▸ **GIVEN INFORMATION**:

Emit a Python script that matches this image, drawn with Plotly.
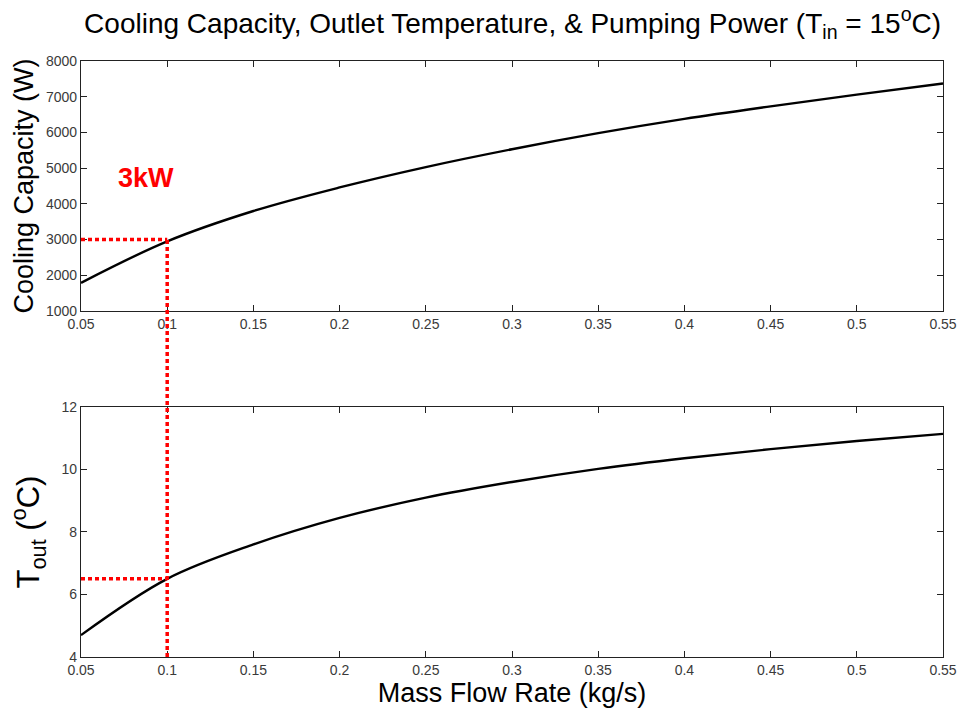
import plotly.graph_objects as go

# ---- data ----
mass_flow = [0.05, 0.10, 0.15, 0.20, 0.25, 0.30, 0.35, 0.40, 0.45, 0.50, 0.55]
cooling_capacity = [1790, 2950, 3800, 4460, 5030, 5530, 5980, 6380, 6730, 7060, 7370]
t_out = [4.7, 6.5, 7.6, 8.45, 9.1, 9.6, 10.02, 10.36, 10.65, 10.91, 11.14]

x_ticks = [0.05, 0.1, 0.15, 0.2, 0.25, 0.3, 0.35, 0.4, 0.45, 0.5, 0.55]
x_ticktext = ["0.05", "0.1", "0.15", "0.2", "0.25", "0.3", "0.35", "0.4", "0.45", "0.5", "0.55"]
q_ticks = [1000, 2000, 3000, 4000, 5000, 6000, 7000, 8000]
t_ticks = [4, 6, 8, 10, 12]

mark_x = 0.1
mark_q = 3000
mark_t = 6.5
label_q = "3kW"
label_pos = (0.0875, 4720)

x_range = [0.05, 0.55]
q_range = [1000, 8000]
t_range = [4, 12]

top_domain = [0.5805, 1.0]
bot_domain = [0.0, 0.4195]

FONT = "Liberation Sans, Arial, sans-serif"
AX = "#222222"
TICKC = "#3a3a3a"

fig = go.Figure()
fig.add_trace(go.Scatter(x=mass_flow, y=cooling_capacity, mode="lines",
                         line=dict(color="black", width=2.4, shape="spline"),
                         xaxis="x", yaxis="y", showlegend=False))
fig.add_trace(go.Scatter(x=mass_flow, y=t_out, mode="lines",
                         line=dict(color="black", width=2.4, shape="spline"),
                         xaxis="x2", yaxis="y2", showlegend=False))

red = dict(color="#ff0000", width=3.5, dash="4px,3px")
# horizontal marker lines
fig.add_shape(type="line", xref="x", yref="y", x0=x_range[0], x1=mark_x,
              y0=mark_q, y1=mark_q, line=red)
fig.add_shape(type="line", xref="x2", yref="y2", x0=x_range[0], x1=mark_x,
              y0=mark_t, y1=mark_t, line=red)
# vertical marker line spanning both panels
q_paper = top_domain[0] + (mark_q - q_range[0]) / (q_range[1] - q_range[0]) * (top_domain[1] - top_domain[0])
fig.add_shape(type="line", xref="x", yref="paper", x0=mark_x, x1=mark_x,
              y0=bot_domain[0], y1=q_paper, line=red)

fig.add_annotation(x=label_pos[0], y=label_pos[1], xref="x", yref="y", text="<b>" + label_q + "</b>",
                   showarrow=False, font=dict(color="#ff0000", size=27, family=FONT))

axis_common = dict(showline=True, linecolor=AX, linewidth=1.3, mirror="ticks",
                   ticks="inside", ticklen=6, tickcolor=AX, showgrid=False, zeroline=False,
                   tickfont=dict(size=14, color=TICKC, family=FONT))

fig.update_layout(
    width=969, height=714,
    margin=dict(l=81, r=21, t=61, b=57),
    paper_bgcolor="white", plot_bgcolor="white",
    title=dict(text="Cooling Capacity, Outlet Temperature, &amp; Pumping Power (T<sub>in</sub> = 15<sup>o</sup>C)",
               x=0.529, xanchor="center", y=0.968, yanchor="middle",
               font=dict(size=28, color="black", family=FONT)),
    xaxis=dict(domain=[0, 1], anchor="y", range=x_range, tickvals=x_ticks, ticktext=x_ticktext, **axis_common),
    yaxis=dict(domain=top_domain, anchor="x", range=q_range, tickvals=q_ticks,
               title=dict(text="Cooling Capacity (W)", font=dict(size=27, color="black", family=FONT), standoff=4),
               **axis_common),
    xaxis2=dict(domain=[0, 1], anchor="y2", range=x_range, tickvals=x_ticks, ticktext=x_ticktext,
                title=dict(text="Mass Flow Rate (kg/s)", font=dict(size=27, color="black", family=FONT), standoff=2),
                **axis_common),
    yaxis2=dict(domain=bot_domain, anchor="x2", range=t_range, tickvals=t_ticks,
                title=dict(text="T<sub>out</sub> (<sup>o</sup>C)", font=dict(size=31, color="black", family=FONT), standoff=12),
                **axis_common),
)

fig.write_html("out.html")
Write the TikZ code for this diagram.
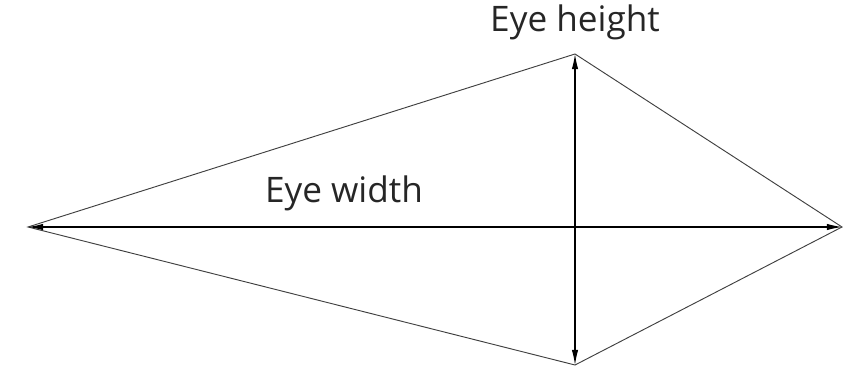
\documentclass[tikz,border=0pt]{standalone}
\usepackage{fontspec}
\setmainfont{Open Sans}
\usetikzlibrary{arrows.meta}

\begin{document}
\begin{tikzpicture}[
  x=0.03cm, y=-0.03cm,
  edge/.style={draw=black!75, line width=0.8pt},
  dim/.style={draw=black, line width=0.9pt, {Latex[length=13pt,width=5.5pt]}-{Latex[length=13pt,width=5.5pt]}},
  lbl/.style={font=\fontsize{30}{36}\selectfont, text=black!85, inner sep=0pt}
]
\useasboundingbox (0,0) rectangle (849,370);

% corners of the eye
\coordinate (inner) at (28,227);
\coordinate (outer) at (842,227);
\coordinate (top) at (575,54);
\coordinate (bottom) at (575,365);

% outline
\draw[edge] (inner) -- (top) -- (outer) -- (bottom) -- cycle;

% measures
\draw[dim] (inner) -- (outer);
\draw[dim] (bottom) -- (top);

\node[lbl] (height) at (575,22) {Eye height};
\node[lbl] (width) at (344,193) {Eye width};
\end{tikzpicture}
\end{document}
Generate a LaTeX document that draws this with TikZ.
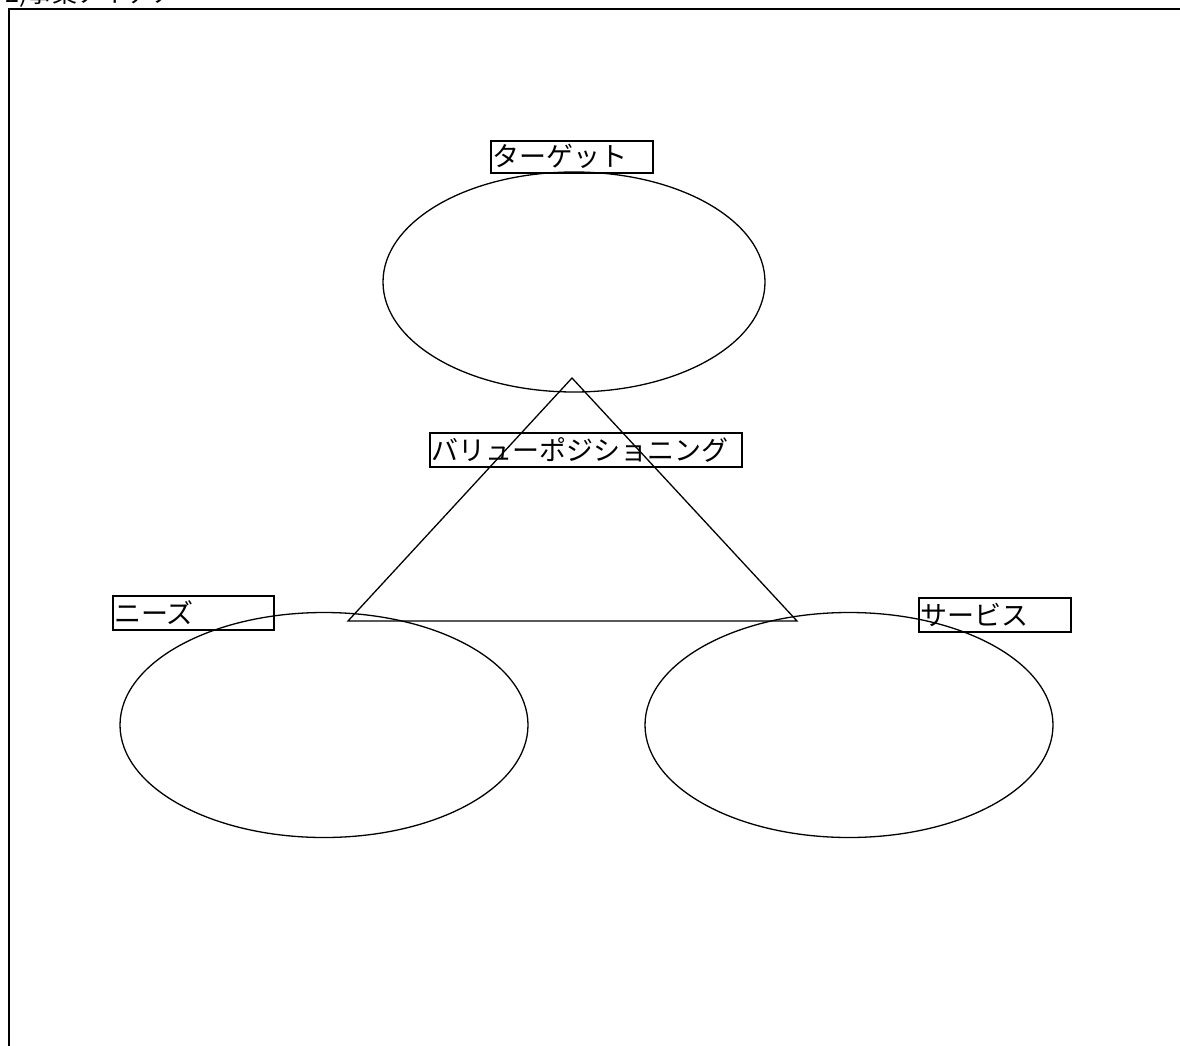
\documentclass[tikz,border=0pt]{standalone}
\usepackage{fontspec}
\setmainfont{Noto Sans CJK JP}
\usetikzlibrary{shapes.geometric}
\begin{document}
\begin{tikzpicture}[x=1pt,y=-1pt,
  lbl/.style={draw, line width=1.6pt, rectangle, anchor=north west, inner xsep=1.5pt, inner ysep=0pt,
    font=\fontsize{27}{27}\selectfont, align=left},
  oval/.style={draw, line width=1.3pt},
]
\useasboundingbox (0,0) rectangle (1180,1046);
\fill[white] (0,0) rectangle (1180,1046);
% frame
\draw[line width=2.2pt] (9,1060) -- (9,9) -- (1200,9);
% clipped title
\node[anchor=base west, inner sep=0pt, font=\fontsize{25}{25}\selectfont] (title) at (5,3) {2)事業アイデア};
% ellipses
\node[oval, ellipse, minimum width=382, minimum height=220, inner sep=0pt] (target) at (574,282) {};
\node[oval, ellipse, minimum width=408, minimum height=225, inner sep=0pt] (needs) at (324,725) {};
\node[oval, ellipse, minimum width=408, minimum height=225, inner sep=0pt] (service) at (849,725) {};
% triangle
\coordinate (apex) at (572,378);
\coordinate (tl) at (348,621);
\coordinate (tr) at (797,621);
\draw[line width=1.3pt] (apex) -- (tl) -- (tr) -- cycle;
% labels
\node[lbl, text width=159, minimum height=32] (lt) at (490,140) {ターゲット};
\node[lbl, text width=309, minimum height=34] (lv) at (429,432) {バリューポジショニング};
\node[lbl, text width=158, minimum height=34] (ln) at (112,595) {ニーズ};
\node[lbl, text width=149, minimum height=34] (ls) at (918,597) {サービス};
\end{tikzpicture}
\end{document}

▸ **PROBLEM STATEMENT**: Copy the material above in full and exactly, skipping pictures.

▸ **ANSWER TO THIS EXERCISE**:
Emit a Python script that matches this image, drawn with Plotly.
import plotly.graph_objects as go

# ---- data ----
mass_flow = [0.05, 0.10, 0.15, 0.20, 0.25, 0.30, 0.35, 0.40, 0.45, 0.50, 0.55]
cooling_capacity = [1790, 2950, 3800, 4460, 5030, 5530, 5980, 6380, 6730, 7060, 7370]
t_out = [4.7, 6.5, 7.6, 8.45, 9.1, 9.6, 10.02, 10.36, 10.65, 10.91, 11.14]

x_ticks = [0.05, 0.1, 0.15, 0.2, 0.25, 0.3, 0.35, 0.4, 0.45, 0.5, 0.55]
x_ticktext = ["0.05", "0.1", "0.15", "0.2", "0.25", "0.3", "0.35", "0.4", "0.45", "0.5", "0.55"]
q_ticks = [1000, 2000, 3000, 4000, 5000, 6000, 7000, 8000]
t_ticks = [4, 6, 8, 10, 12]

mark_x = 0.1
mark_q = 3000
mark_t = 6.5
label_q = "3kW"
label_pos = (0.0875, 4720)

x_range = [0.05, 0.55]
q_range = [1000, 8000]
t_range = [4, 12]

top_domain = [0.5805, 1.0]
bot_domain = [0.0, 0.4195]

FONT = "Liberation Sans, Arial, sans-serif"
AX = "#222222"
TICKC = "#3a3a3a"

fig = go.Figure()
fig.add_trace(go.Scatter(x=mass_flow, y=cooling_capacity, mode="lines",
                         line=dict(color="black", width=2.4, shape="spline"),
                         xaxis="x", yaxis="y", showlegend=False))
fig.add_trace(go.Scatter(x=mass_flow, y=t_out, mode="lines",
                         line=dict(color="black", width=2.4, shape="spline"),
                         xaxis="x2", yaxis="y2", showlegend=False))

red = dict(color="#ff0000", width=3.5, dash="4px,3px")
# horizontal marker lines
fig.add_shape(type="line", xref="x", yref="y", x0=x_range[0], x1=mark_x,
              y0=mark_q, y1=mark_q, line=red)
fig.add_shape(type="line", xref="x2", yref="y2", x0=x_range[0], x1=mark_x,
              y0=mark_t, y1=mark_t, line=red)
# vertical marker line spanning both panels
q_paper = top_domain[0] + (mark_q - q_range[0]) / (q_range[1] - q_range[0]) * (top_domain[1] - top_domain[0])
fig.add_shape(type="line", xref="x", yref="paper", x0=mark_x, x1=mark_x,
              y0=bot_domain[0], y1=q_paper, line=red)

fig.add_annotation(x=label_pos[0], y=label_pos[1], xref="x", yref="y", text="<b>" + label_q + "</b>",
                   showarrow=False, font=dict(color="#ff0000", size=27, family=FONT))

axis_common = dict(showline=True, linecolor=AX, linewidth=1.3, mirror="ticks",
                   ticks="inside", ticklen=6, tickcolor=AX, showgrid=False, zeroline=False,
                   tickfont=dict(size=14, color=TICKC, family=FONT))

fig.update_layout(
    width=969, height=714,
    margin=dict(l=81, r=21, t=61, b=57),
    paper_bgcolor="white", plot_bgcolor="white",
    title=dict(text="Cooling Capacity, Outlet Temperature, &amp; Pumping Power (T<sub>in</sub> = 15<sup>o</sup>C)",
               x=0.529, xanchor="center", y=0.968, yanchor="middle",
               font=dict(size=28, color="black", family=FONT)),
    xaxis=dict(domain=[0, 1], anchor="y", range=x_range, tickvals=x_ticks, ticktext=x_ticktext, **axis_common),
    yaxis=dict(domain=top_domain, anchor="x", range=q_range, tickvals=q_ticks,
               title=dict(text="Cooling Capacity (W)", font=dict(size=27, color="black", family=FONT), standoff=4),
               **axis_common),
    xaxis2=dict(domain=[0, 1], anchor="y2", range=x_range, tickvals=x_ticks, ticktext=x_ticktext,
                title=dict(text="Mass Flow Rate (kg/s)", font=dict(size=27, color="black", family=FONT), standoff=2),
                **axis_common),
    yaxis2=dict(domain=bot_domain, anchor="x2", range=t_range, tickvals=t_ticks,
                title=dict(text="T<sub>out</sub> (<sup>o</sup>C)", font=dict(size=31, color="black", family=FONT), standoff=12),
                **axis_common),
)

fig.write_html("out.html")
Write the TikZ code for this diagram.
\documentclass[tikz,border=0pt]{standalone}
\usepackage{fontspec}
\setmainfont{Open Sans}
\usetikzlibrary{arrows.meta}

\begin{document}
\begin{tikzpicture}[
  x=0.03cm, y=-0.03cm,
  edge/.style={draw=black!75, line width=0.8pt},
  dim/.style={draw=black, line width=0.9pt, {Latex[length=13pt,width=5.5pt]}-{Latex[length=13pt,width=5.5pt]}},
  lbl/.style={font=\fontsize{30}{36}\selectfont, text=black!85, inner sep=0pt}
]
\useasboundingbox (0,0) rectangle (849,370);

% corners of the eye
\coordinate (inner) at (28,227);
\coordinate (outer) at (842,227);
\coordinate (top) at (575,54);
\coordinate (bottom) at (575,365);

% outline
\draw[edge] (inner) -- (top) -- (outer) -- (bottom) -- cycle;

% measures
\draw[dim] (inner) -- (outer);
\draw[dim] (bottom) -- (top);

\node[lbl] (height) at (575,22) {Eye height};
\node[lbl] (width) at (344,193) {Eye width};
\end{tikzpicture}
\end{document}
Generate a LaTeX document that draws this with TikZ.
\documentclass[tikz,border=0pt]{standalone}
\usepackage{fontspec}
\setmainfont{Noto Sans CJK JP}
\usetikzlibrary{shapes.geometric}
\begin{document}
\begin{tikzpicture}[x=1pt,y=-1pt,
  lbl/.style={draw, line width=1.6pt, rectangle, anchor=north west, inner xsep=1.5pt, inner ysep=0pt,
    font=\fontsize{27}{27}\selectfont, align=left},
  oval/.style={draw, line width=1.3pt},
]
\useasboundingbox (0,0) rectangle (1180,1046);
\fill[white] (0,0) rectangle (1180,1046);
% frame
\draw[line width=2.2pt] (9,1060) -- (9,9) -- (1200,9);
% clipped title
\node[anchor=base west, inner sep=0pt, font=\fontsize{25}{25}\selectfont] (title) at (5,3) {2)事業アイデア};
% ellipses
\node[oval, ellipse, minimum width=382, minimum height=220, inner sep=0pt] (target) at (574,282) {};
\node[oval, ellipse, minimum width=408, minimum height=225, inner sep=0pt] (needs) at (324,725) {};
\node[oval, ellipse, minimum width=408, minimum height=225, inner sep=0pt] (service) at (849,725) {};
% triangle
\coordinate (apex) at (572,378);
\coordinate (tl) at (348,621);
\coordinate (tr) at (797,621);
\draw[line width=1.3pt] (apex) -- (tl) -- (tr) -- cycle;
% labels
\node[lbl, text width=159, minimum height=32] (lt) at (490,140) {ターゲット};
\node[lbl, text width=309, minimum height=34] (lv) at (429,432) {バリューポジショニング};
\node[lbl, text width=158, minimum height=34] (ln) at (112,595) {ニーズ};
\node[lbl, text width=149, minimum height=34] (ls) at (918,597) {サービス};
\end{tikzpicture}
\end{document}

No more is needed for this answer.